Perseverance's producing director Jeffery Herrmann had the rights to the play 99 percent secured last spring, he said. But this summer when "Proof" won American theater's most prestigious awards, the Tony and the Pulitzer Prize, the New York producers nearly killed the Perseverance production because of a conflict with rights to stage the play.
"It was pretty nerve-wracking," Herrmann said. "We were all pretty tense for a couple weeks."
Herrmann first saw the show in January in New York. "I thought it was awesome and that it would go over really well here." he said.
Herrmann staged a reading of the play and the play got a thumbs-up from Perseverance staffers.
"I submitted my request for the rights before the Pulitzer and Tony were awarded," Herrmann said. "At that point the producers had authorized the rights for a few small theaters around the country. They were encouraging that Perseverance could do it."
Everything changed when the honors were awarded this summer. Theaters across the country began requesting rights to the play. A movie was put in development. A national tour was scheduled to start this month in Seattle at the Seattle Repertory Theater.
Traditionally, when one theater has the rights to a play, no other productions are allowed within a certain geographic radius.
"I was afraid they'd embargo our production," Herrmann said. "People in theater can get really territorial about this."

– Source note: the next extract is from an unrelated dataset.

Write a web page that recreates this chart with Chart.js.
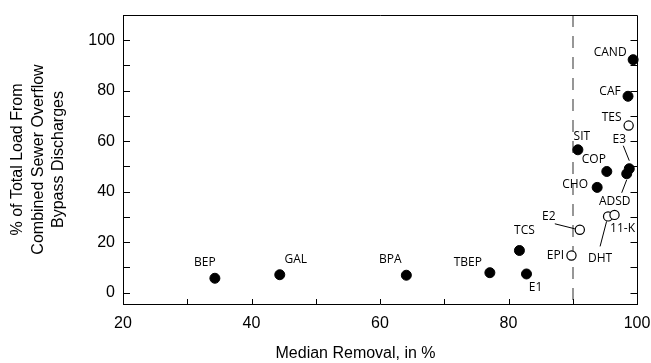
<!DOCTYPE html>
<html>
<head>
<meta charset="utf-8">
<script src="https://cdn.jsdelivr.net/npm/chart.js@4.4.1/dist/chart.umd.min.js"></script>
<style>
    html, body { margin: 0; padding: 0; background: #fff; }
    #wrap { width: 651px; height: 363px; }
</style>
</head>
<body>
<div id="wrap"><canvas id="csoChart"></canvas></div>
<script>
// filled symbols
const filledNames = ['BEP', 'GAL', 'BPA', 'TBEP', 'E1', 'TCS', 'CHO', 'COP', 'ADSD', 'E3', 'SIT', 'CAF', 'CAND'];
const filledRemoval = [34.3, 44.4, 64.1, 77.1, 82.8, 81.7, 93.8, 95.3, 98.4, 98.8, 90.8, 98.6, 99.4];
const filledLoad = [5.7, 7.1, 6.9, 7.9, 7.4, 16.7, 41.7, 48.0, 47.1, 49.1, 56.6, 77.8, 92.3];

// open symbols
const openNames = ['EPI', 'E2', 'DHT', '11-K', 'TES'];
const openRemoval = [89.8, 91.1, 95.5, 96.5, 98.7];
const openLoad = [14.7, 24.9, 30.2, 30.8, 66.2];

const xTicks = [20, 30, 40, 50, 60, 70, 80, 90, 100];
const yTicks = [0, 10, 20, 30, 40, 50, 60, 70, 80, 90, 100];
const refLine = 90;

// label placement (pixels from the point) and leader lines
const labelPos = {
    'BEP': [-10, -16], 'GAL': [16, -15], 'BPA': [-16, -16], 'TBEP': [-22, -10],
    'E1': [9, 14], 'TCS': [5, -20], 'CHO': [-22, -3], 'COP': [-13, -12],
    'ADSD': [-12, 28], 'E3': [-10, -29], 'SIT': [4, -13], 'CAF': [-18, -5],
    'CAND': [-23, -7], 'EPI': [-16, 0], 'E2': [-31, -13], 'DHT': [-8, 42],
    '11-K': [8, 14], 'TES': [-17, -8]
};
const leaders = {
    'E2': [-25, -6, -5, -1],
    'DHT': [-8, 30, -1.5, 5],
    'ADSD': [-5, 19, 0, 6],
    'E3': [-6, -23, 0, -8]
};

const toPoints = (xs, ys) => xs.map((x, i) => ({ x: x, y: ys[i] }));

const frame = {
    id: 'frame',
    beforeDatasetsDraw(chart) {
        const { ctx, chartArea: a, scales: { x } } = chart;
        const px = Math.round(x.getPixelForValue(refLine));
        ctx.save();
        ctx.strokeStyle = '#6b6b6b';
        ctx.lineWidth = 1.4;
        ctx.setLineDash([12, 9]);
        ctx.beginPath();
        ctx.moveTo(px, a.top);
        ctx.lineTo(px, a.bottom);
        ctx.stroke();
        ctx.restore();
    },
    afterDatasetsDraw(chart) {
        const { ctx, chartArea: a, scales: { x, y } } = chart;
        ctx.save();
        ctx.strokeStyle = '#000';
        ctx.lineWidth = 1;
        ctx.beginPath();
        // top and right edges
        const top = Math.round(a.top) + 0.5;
        const right = Math.round(a.right) + 0.5;
        ctx.moveTo(a.left, top);
        ctx.lineTo(right, top);
        ctx.lineTo(right, a.bottom);
        // inward ticks
        yTicks.forEach(v => {
            const py = Math.round(y.getPixelForValue(v)) + 0.5;
            ctx.moveTo(a.left, py);
            ctx.lineTo(a.left + 7, py);
            ctx.moveTo(right, py);
            ctx.lineTo(right - 7, py);
        });
        xTicks.forEach(v => {
            const px = Math.round(x.getPixelForValue(v)) + 0.5;
            ctx.moveTo(px, a.bottom);
            ctx.lineTo(px, a.bottom - 5);
        });
        ctx.stroke();

        // point labels
        ctx.font = '12px "Open Sans"';
        ctx.fillStyle = '#000';
        ctx.textAlign = 'center';
        ctx.textBaseline = 'middle';
        const sets = [filledNames, openNames];
        sets.forEach((names, d) => {
            chart.getDatasetMeta(d).data.forEach((pt, i) => {
                const name = names[i];
                const off = labelPos[name];
                ctx.fillText(name, pt.x + off[0], pt.y + off[1]);
                const ld = leaders[name];
                if (ld) {
                    ctx.beginPath();
                    ctx.moveTo(pt.x + ld[0], pt.y + ld[1]);
                    ctx.lineTo(pt.x + ld[2], pt.y + ld[3]);
                    ctx.stroke();
                }
            });
        });
        ctx.restore();
    }
};

new Chart(document.getElementById('csoChart'), {
    type: 'scatter',
    data: {
        datasets: [{
            data: toPoints(filledRemoval, filledLoad),
            backgroundColor: '#000',
            borderColor: '#000',
            borderWidth: 1,
            pointRadius: 5,
            clip: false
        }, {
            data: toPoints(openRemoval, openLoad),
            backgroundColor: '#fff',
            borderColor: '#000',
            borderWidth: 1.2,
            pointRadius: 4.6,
            clip: false
        }]
    },
    options: {
        responsive: true,
        maintainAspectRatio: false,
        animation: false,
        layout: { padding: { top: 15, right: 14, left: 0, bottom: 0 } },
        plugins: {
            legend: { display: false },
            tooltip: { enabled: false }
        },
        scales: {
            x: {
                type: 'linear',
                min: 20,
                max: 100,
                afterBuildTicks: s => { s.ticks = xTicks.map(v => ({ value: v })); },
                afterFit: s => { s.height = 59; s.paddingRight = 14; },
                grid: { drawOnChartArea: false, drawTicks: false },
                border: { color: '#000', width: 1 },
                ticks: {
                    color: '#000',
                    padding: 10,
                    maxRotation: 0,
                    autoSkip: false,
                    font: { family: '"Liberation Sans", Arial', size: 16 },
                    callback: v => v % 20 === 0 ? v : ''
                },
                title: {
                    display: true,
                    text: 'Median Removal, in %           ',
                    color: '#000',
                    padding: { top: 0, bottom: 0 },
                    font: { family: '"Liberation Sans", Arial', size: 16 }
                }
            },
            y: {
                min: -4.5,
                max: 110,
                afterBuildTicks: s => { s.ticks = yTicks.map(v => ({ value: v })); },
                afterFit: s => { s.width = 123; s.paddingTop = 15; },
                grid: { drawOnChartArea: false, drawTicks: false },
                border: { color: '#000', width: 1 },
                ticks: {
                    color: '#000',
                    padding: 8,
                    autoSkip: false,
                    font: { family: '"Liberation Sans", Arial', size: 16 },
                    callback: v => v % 20 === 0 ? v : ''
                },
                title: {
                    display: true,
                    text: ['% of Total Load From', 'Combined Sewer Overflow', 'Bypass Discharges'],
                    color: '#000',
                    padding: { top: 7, bottom: 0 },
                    font: { family: '"Liberation Sans", Arial', size: 16, lineHeight: 1.3 }
                }
            }
        }
    },
    plugins: [frame]
});
</script>
</body>
</html>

Perseverance already had months of work into the show. Master carpenter Art Rotch had designed a set, the cast was signed and rehearsals were getting underway. Herrmann had received reassurances throughout the summer that final approval would come through. But by August he was starting to panic.
Herrmann drew on his contacts in the business to get hold of the head producer of "Proof" in New York. He explained that a Juneau production would not impact the Seattle audience.
"They were understanding," he said. "They met it's a consortium of 14 people. They granted us permission on the provision that the Seattle Repertory Theatre OK'd it. I was waiting to hear back and we'd already been in rehearsal in a week."
Perseverance artistic director Peter DuBois called Sharon Ott his counterpart at Seattle Repertory to ask permission, and they granted it.
"It really came down to the good graces of one woman in Seattle," said Sara Waisanen, one of the four actors in the play.
Waisanan, director Terry Cramer and the cast members were committed to the production. Cramer remained optimistic throughout the process, but said they could've been asked to switch gears completely as late as mid-August.
"We had another play in our back pocket for a worst-case situation," Herrmann said. "You can't just go ahead and do it. We'd be blackballed forever."
"Proof" runs four times a week through Oct. 7 at Perseverance Theatre.